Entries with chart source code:
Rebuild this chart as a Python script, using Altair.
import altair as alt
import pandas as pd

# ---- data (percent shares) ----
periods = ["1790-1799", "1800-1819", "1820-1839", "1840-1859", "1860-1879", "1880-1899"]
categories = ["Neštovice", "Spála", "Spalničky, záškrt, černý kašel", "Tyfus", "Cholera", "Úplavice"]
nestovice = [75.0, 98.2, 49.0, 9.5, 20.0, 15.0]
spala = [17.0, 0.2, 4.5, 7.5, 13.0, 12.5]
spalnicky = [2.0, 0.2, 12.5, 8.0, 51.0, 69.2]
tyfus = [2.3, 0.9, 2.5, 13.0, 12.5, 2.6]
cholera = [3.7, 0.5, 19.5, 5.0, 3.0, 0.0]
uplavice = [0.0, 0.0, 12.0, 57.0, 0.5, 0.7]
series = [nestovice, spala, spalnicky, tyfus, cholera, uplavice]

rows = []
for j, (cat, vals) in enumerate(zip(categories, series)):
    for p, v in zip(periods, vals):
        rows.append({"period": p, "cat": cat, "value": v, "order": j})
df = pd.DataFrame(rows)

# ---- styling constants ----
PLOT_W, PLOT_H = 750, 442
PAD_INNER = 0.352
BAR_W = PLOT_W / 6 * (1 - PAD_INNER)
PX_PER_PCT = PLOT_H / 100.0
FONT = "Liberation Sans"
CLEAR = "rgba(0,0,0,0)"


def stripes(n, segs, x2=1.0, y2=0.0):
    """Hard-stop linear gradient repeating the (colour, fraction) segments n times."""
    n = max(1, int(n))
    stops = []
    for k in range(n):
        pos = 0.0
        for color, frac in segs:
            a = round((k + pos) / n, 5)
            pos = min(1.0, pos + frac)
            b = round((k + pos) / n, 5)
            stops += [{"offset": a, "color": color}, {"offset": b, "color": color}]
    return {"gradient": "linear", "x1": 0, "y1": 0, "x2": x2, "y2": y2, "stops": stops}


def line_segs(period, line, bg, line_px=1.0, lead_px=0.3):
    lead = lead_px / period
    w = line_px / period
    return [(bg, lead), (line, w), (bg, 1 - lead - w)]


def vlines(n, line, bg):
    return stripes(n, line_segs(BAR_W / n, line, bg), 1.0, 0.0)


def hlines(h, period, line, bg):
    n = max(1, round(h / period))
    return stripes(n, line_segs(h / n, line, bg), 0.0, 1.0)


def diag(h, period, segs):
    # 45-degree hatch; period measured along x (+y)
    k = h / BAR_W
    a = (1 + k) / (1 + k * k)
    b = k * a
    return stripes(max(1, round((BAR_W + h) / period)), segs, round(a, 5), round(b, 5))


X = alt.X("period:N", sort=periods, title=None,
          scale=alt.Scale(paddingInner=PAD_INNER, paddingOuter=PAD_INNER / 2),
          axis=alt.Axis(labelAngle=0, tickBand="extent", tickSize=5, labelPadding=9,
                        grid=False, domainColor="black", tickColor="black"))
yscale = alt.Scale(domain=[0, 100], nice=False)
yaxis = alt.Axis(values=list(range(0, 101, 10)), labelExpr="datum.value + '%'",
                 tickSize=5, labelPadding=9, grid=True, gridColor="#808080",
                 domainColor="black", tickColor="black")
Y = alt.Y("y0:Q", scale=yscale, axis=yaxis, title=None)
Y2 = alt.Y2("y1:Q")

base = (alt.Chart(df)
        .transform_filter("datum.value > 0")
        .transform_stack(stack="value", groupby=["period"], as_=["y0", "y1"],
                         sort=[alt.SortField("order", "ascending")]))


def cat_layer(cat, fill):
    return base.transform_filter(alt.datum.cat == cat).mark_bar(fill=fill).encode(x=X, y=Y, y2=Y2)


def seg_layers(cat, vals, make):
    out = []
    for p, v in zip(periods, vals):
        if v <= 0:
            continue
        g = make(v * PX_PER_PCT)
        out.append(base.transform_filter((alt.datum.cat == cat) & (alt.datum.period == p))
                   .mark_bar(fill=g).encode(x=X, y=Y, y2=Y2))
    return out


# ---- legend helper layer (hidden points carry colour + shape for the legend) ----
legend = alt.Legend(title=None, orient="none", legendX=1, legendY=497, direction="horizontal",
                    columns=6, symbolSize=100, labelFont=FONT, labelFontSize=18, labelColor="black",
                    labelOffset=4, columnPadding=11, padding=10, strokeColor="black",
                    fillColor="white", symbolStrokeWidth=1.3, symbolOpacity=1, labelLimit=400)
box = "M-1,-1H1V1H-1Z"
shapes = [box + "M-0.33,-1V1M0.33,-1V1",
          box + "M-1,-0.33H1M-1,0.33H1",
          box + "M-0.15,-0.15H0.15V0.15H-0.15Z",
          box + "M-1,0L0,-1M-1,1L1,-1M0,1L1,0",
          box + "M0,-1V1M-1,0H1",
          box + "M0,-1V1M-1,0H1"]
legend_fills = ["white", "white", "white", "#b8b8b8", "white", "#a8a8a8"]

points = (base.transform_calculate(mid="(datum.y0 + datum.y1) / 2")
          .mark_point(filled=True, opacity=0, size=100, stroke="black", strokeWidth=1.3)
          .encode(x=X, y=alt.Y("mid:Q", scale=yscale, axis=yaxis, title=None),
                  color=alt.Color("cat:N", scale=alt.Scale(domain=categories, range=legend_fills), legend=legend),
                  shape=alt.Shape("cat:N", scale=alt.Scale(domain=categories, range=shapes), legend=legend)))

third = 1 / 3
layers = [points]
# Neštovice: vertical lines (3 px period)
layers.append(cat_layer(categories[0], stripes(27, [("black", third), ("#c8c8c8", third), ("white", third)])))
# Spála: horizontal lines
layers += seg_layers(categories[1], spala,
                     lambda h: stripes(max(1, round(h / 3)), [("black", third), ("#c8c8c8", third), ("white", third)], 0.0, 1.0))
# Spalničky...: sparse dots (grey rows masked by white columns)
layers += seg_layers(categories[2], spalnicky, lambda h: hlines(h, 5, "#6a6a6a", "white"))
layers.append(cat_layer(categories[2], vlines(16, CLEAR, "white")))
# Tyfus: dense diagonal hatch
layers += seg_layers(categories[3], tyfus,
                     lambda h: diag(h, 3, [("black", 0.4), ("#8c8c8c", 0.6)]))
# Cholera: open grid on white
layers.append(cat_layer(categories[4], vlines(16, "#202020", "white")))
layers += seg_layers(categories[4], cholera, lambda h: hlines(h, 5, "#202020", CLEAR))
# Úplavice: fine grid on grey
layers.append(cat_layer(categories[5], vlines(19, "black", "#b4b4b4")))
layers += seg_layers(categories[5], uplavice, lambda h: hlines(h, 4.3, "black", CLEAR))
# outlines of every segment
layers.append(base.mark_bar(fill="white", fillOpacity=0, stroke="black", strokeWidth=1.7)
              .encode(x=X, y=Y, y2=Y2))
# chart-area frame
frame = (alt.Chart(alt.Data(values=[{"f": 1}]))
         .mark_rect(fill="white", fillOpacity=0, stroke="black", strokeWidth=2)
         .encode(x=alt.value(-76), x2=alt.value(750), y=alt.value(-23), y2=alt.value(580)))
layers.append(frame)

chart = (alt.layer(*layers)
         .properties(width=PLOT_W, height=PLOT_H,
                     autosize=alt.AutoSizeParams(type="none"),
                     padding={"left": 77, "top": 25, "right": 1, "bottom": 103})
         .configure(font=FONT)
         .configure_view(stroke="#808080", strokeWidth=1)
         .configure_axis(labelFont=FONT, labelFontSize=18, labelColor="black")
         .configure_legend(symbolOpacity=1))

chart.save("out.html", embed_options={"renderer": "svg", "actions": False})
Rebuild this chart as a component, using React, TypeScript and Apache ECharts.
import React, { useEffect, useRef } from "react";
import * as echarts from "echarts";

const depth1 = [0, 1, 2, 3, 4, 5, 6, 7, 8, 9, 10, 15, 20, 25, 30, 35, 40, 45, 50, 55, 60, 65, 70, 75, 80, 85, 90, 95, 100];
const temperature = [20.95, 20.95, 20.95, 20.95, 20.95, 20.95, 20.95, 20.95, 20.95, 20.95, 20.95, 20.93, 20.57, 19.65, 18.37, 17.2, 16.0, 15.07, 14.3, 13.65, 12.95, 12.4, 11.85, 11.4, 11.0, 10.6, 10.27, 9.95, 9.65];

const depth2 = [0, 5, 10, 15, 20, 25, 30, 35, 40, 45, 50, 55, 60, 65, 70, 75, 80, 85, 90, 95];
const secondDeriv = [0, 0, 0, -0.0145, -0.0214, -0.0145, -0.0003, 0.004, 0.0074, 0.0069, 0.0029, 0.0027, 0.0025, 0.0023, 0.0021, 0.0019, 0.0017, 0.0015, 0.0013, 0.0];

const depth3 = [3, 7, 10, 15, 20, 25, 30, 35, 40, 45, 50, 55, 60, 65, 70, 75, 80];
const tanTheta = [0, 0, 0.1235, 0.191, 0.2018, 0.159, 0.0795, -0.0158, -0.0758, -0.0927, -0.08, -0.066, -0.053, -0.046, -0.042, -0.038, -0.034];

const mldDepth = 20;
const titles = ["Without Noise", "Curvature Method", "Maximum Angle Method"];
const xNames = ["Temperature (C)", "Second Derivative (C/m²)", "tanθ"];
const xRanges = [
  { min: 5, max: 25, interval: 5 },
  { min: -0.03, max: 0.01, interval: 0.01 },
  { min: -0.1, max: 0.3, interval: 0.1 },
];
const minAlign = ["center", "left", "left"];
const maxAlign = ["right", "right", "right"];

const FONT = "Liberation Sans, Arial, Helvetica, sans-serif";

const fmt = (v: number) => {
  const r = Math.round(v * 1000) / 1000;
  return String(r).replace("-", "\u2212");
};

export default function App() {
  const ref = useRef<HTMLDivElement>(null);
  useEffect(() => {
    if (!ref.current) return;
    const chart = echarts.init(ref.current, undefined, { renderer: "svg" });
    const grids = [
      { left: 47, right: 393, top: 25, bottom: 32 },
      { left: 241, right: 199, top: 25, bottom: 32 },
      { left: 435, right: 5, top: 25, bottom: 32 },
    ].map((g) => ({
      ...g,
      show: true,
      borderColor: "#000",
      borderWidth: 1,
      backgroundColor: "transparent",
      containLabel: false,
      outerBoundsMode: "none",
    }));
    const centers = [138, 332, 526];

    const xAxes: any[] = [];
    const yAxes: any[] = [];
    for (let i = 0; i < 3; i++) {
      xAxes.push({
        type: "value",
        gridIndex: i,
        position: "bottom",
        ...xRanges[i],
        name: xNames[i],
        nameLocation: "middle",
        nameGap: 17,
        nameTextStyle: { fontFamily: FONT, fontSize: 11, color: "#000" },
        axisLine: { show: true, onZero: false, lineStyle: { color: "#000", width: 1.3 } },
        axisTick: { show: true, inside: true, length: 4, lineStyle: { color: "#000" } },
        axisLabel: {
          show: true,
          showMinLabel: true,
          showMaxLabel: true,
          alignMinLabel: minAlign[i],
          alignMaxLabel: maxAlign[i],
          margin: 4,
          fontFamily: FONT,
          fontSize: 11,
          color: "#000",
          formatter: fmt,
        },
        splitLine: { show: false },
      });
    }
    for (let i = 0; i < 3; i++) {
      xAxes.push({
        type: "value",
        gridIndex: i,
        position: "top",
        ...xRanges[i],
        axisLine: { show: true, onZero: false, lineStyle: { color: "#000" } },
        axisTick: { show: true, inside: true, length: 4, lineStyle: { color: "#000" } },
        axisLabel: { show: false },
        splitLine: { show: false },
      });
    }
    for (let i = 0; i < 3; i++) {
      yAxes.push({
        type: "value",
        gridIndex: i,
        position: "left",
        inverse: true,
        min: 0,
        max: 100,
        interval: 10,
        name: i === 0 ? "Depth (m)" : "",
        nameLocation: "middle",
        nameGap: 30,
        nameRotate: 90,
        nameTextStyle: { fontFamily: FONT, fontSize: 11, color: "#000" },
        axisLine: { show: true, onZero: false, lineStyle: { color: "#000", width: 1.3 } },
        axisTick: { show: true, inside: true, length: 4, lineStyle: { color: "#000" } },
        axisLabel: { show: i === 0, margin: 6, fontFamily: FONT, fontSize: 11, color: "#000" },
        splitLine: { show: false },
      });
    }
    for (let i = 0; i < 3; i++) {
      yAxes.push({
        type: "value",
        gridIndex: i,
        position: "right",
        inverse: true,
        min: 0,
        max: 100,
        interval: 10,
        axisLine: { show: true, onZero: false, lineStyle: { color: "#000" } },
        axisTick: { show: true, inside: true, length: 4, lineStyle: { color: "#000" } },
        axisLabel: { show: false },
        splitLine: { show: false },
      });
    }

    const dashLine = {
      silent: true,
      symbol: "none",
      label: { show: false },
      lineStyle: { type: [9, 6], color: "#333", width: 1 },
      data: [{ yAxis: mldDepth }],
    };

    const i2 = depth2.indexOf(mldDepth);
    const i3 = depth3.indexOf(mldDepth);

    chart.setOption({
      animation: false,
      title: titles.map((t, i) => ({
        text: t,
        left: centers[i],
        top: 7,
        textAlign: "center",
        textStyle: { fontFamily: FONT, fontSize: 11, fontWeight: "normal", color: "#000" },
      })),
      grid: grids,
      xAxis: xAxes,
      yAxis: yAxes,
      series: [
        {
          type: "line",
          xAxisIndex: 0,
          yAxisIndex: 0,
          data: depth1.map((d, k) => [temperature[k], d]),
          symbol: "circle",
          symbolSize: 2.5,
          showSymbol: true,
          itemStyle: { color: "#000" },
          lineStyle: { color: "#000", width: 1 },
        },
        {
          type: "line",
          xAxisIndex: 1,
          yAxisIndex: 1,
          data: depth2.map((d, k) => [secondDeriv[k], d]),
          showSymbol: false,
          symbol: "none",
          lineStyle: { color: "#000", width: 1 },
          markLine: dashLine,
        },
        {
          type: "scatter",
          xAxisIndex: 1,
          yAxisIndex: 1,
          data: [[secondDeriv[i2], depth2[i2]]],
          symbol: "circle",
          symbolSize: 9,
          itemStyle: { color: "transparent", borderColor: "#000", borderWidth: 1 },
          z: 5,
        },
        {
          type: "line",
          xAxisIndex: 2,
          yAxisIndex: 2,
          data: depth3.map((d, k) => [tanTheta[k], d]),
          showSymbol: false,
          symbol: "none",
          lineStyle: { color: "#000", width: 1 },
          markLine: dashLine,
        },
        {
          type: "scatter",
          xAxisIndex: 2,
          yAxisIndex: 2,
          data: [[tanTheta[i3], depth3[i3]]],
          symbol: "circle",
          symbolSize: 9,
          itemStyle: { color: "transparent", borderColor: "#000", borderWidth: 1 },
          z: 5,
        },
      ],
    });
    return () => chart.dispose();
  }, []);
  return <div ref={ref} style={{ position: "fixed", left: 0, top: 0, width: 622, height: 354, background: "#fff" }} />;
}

Work to do.
Return exactly what appears above, from the first line of the entries to the line with "return stripes(max(1, round((BAR_W", inclusive.

Result of the task.
Rebuild this chart as a Python script, using Altair.
import altair as alt
import pandas as pd

# ---- data (percent shares) ----
periods = ["1790-1799", "1800-1819", "1820-1839", "1840-1859", "1860-1879", "1880-1899"]
categories = ["Neštovice", "Spála", "Spalničky, záškrt, černý kašel", "Tyfus", "Cholera", "Úplavice"]
nestovice = [75.0, 98.2, 49.0, 9.5, 20.0, 15.0]
spala = [17.0, 0.2, 4.5, 7.5, 13.0, 12.5]
spalnicky = [2.0, 0.2, 12.5, 8.0, 51.0, 69.2]
tyfus = [2.3, 0.9, 2.5, 13.0, 12.5, 2.6]
cholera = [3.7, 0.5, 19.5, 5.0, 3.0, 0.0]
uplavice = [0.0, 0.0, 12.0, 57.0, 0.5, 0.7]
series = [nestovice, spala, spalnicky, tyfus, cholera, uplavice]

rows = []
for j, (cat, vals) in enumerate(zip(categories, series)):
    for p, v in zip(periods, vals):
        rows.append({"period": p, "cat": cat, "value": v, "order": j})
df = pd.DataFrame(rows)

# ---- styling constants ----
PLOT_W, PLOT_H = 750, 442
PAD_INNER = 0.352
BAR_W = PLOT_W / 6 * (1 - PAD_INNER)
PX_PER_PCT = PLOT_H / 100.0
FONT = "Liberation Sans"
CLEAR = "rgba(0,0,0,0)"


def stripes(n, segs, x2=1.0, y2=0.0):
    """Hard-stop linear gradient repeating the (colour, fraction) segments n times."""
    n = max(1, int(n))
    stops = []
    for k in range(n):
        pos = 0.0
        for color, frac in segs:
            a = round((k + pos) / n, 5)
            pos = min(1.0, pos + frac)
            b = round((k + pos) / n, 5)
            stops += [{"offset": a, "color": color}, {"offset": b, "color": color}]
    return {"gradient": "linear", "x1": 0, "y1": 0, "x2": x2, "y2": y2, "stops": stops}


def line_segs(period, line, bg, line_px=1.0, lead_px=0.3):
    lead = lead_px / period
    w = line_px / period
    return [(bg, lead), (line, w), (bg, 1 - lead - w)]


def vlines(n, line, bg):
    return stripes(n, line_segs(BAR_W / n, line, bg), 1.0, 0.0)


def hlines(h, period, line, bg):
    n = max(1, round(h / period))
    return stripes(n, line_segs(h / n, line, bg), 0.0, 1.0)


def diag(h, period, segs):
    # 45-degree hatch; period measured along x (+y)
    k = h / BAR_W
    a = (1 + k) / (1 + k * k)
    b = k * a
    return stripes(max(1, round((BAR_W + h) / period)), segs, round(a, 5), round(b, 5))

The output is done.